_Work to be completed_: Locate the lines that hold the string "chart". Copy every such line.

_Given information_:
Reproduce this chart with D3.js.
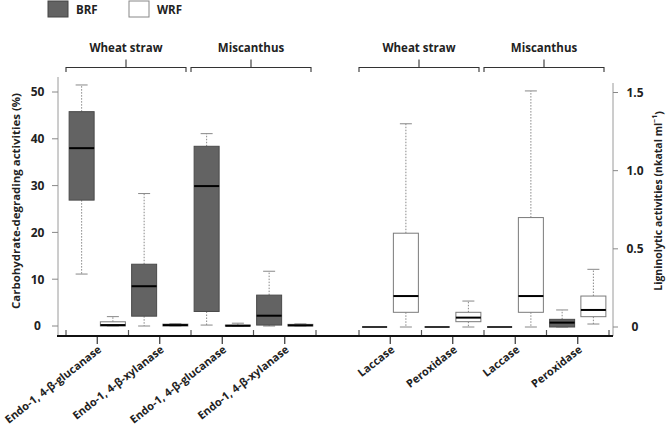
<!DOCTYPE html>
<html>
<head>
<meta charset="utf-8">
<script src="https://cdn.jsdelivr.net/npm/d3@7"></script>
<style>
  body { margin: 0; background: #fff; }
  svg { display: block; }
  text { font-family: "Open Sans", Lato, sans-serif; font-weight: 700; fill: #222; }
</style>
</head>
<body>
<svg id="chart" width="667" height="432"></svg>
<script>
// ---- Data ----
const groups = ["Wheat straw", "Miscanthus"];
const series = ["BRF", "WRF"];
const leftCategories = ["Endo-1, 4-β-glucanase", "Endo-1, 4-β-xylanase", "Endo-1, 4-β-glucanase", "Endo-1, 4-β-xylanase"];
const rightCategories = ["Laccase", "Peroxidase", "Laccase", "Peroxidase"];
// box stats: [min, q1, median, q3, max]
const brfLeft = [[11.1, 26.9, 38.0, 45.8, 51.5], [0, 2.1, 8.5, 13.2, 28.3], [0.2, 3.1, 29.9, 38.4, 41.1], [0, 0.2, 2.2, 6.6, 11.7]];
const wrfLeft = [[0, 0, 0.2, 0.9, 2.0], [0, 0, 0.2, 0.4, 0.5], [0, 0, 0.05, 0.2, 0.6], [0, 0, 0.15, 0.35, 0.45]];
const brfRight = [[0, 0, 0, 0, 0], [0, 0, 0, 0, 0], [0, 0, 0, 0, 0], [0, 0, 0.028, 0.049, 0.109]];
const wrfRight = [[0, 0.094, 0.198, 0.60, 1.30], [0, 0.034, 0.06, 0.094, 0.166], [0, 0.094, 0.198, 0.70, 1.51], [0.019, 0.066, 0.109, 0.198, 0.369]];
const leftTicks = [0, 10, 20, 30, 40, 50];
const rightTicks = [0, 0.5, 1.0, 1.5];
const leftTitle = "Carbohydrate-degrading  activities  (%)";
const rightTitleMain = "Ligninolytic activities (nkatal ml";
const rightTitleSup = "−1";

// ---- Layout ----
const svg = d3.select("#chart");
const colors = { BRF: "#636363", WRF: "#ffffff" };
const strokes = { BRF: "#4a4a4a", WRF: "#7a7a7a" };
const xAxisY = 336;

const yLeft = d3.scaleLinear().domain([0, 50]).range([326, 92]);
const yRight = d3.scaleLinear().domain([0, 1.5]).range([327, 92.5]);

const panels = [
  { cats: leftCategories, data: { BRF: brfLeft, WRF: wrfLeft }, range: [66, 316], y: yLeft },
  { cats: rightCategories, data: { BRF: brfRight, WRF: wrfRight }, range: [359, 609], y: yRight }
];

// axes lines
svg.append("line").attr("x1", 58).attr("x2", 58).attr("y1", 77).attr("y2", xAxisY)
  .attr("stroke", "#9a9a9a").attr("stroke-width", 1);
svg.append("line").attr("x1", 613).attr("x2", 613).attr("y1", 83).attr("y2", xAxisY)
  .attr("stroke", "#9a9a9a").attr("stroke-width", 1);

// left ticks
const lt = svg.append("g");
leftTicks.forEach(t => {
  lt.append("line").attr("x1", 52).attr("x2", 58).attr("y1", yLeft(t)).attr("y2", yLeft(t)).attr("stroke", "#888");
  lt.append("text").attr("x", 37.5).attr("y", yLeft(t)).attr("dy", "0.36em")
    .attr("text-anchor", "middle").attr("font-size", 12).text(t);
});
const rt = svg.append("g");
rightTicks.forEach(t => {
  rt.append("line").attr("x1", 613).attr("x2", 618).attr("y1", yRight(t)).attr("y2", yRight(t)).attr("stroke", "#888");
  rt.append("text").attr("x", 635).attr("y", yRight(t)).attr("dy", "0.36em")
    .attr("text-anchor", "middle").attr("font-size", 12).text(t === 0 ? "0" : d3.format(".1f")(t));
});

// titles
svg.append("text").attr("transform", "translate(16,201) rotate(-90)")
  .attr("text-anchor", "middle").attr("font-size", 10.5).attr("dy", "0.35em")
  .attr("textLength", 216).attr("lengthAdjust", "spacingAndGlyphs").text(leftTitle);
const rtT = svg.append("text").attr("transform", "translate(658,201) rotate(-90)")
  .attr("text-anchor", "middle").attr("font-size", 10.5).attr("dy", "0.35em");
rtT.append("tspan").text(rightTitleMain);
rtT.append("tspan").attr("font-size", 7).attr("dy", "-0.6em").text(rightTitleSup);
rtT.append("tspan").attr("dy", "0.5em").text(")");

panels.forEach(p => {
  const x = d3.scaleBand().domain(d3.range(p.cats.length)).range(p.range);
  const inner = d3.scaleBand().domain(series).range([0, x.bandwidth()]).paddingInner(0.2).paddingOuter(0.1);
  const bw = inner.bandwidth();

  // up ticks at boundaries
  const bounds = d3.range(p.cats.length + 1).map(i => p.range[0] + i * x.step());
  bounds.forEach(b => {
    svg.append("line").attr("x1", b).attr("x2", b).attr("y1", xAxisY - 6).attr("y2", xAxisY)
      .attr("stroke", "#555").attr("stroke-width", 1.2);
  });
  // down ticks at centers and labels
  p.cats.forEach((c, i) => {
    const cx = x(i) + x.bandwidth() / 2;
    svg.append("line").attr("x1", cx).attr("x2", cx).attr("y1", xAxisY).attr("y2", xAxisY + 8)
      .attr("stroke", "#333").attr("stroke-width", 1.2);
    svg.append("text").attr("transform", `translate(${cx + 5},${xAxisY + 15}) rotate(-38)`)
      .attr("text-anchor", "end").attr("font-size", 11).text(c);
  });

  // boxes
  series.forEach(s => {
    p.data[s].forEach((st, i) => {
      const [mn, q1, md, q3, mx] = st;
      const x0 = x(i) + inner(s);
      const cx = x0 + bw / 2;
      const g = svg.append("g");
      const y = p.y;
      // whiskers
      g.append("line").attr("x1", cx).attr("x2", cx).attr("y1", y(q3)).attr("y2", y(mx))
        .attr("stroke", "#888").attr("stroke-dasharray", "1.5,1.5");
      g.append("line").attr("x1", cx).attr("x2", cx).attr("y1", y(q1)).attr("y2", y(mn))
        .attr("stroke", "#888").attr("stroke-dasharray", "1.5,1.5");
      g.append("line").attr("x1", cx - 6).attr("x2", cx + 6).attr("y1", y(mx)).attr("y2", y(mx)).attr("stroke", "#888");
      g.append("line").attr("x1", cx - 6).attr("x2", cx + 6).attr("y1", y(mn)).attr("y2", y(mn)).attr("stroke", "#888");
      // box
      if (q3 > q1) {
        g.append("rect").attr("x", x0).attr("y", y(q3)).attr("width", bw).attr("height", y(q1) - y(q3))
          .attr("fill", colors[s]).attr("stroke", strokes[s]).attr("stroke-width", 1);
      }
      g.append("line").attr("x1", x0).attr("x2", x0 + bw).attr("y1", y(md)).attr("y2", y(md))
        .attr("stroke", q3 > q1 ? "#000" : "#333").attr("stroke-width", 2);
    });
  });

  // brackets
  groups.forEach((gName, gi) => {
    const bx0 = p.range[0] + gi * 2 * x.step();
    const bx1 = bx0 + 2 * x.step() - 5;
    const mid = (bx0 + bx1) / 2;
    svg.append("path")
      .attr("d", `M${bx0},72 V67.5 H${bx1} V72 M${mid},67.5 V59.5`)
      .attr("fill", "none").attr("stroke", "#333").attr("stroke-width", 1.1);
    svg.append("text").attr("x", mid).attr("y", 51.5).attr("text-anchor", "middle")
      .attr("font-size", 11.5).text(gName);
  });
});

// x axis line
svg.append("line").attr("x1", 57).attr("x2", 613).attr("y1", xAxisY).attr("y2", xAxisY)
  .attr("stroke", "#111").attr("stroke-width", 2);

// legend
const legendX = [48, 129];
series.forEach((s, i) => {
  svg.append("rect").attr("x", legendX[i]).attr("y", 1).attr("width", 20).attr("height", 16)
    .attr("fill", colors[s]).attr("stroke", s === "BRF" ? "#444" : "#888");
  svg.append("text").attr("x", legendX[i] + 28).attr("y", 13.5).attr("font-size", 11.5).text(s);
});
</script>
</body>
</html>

_Worked answer_:
Reproduce this chart with D3.js.
<svg id="chart" width="667" height="432"></svg>
const svg = d3.select("#chart");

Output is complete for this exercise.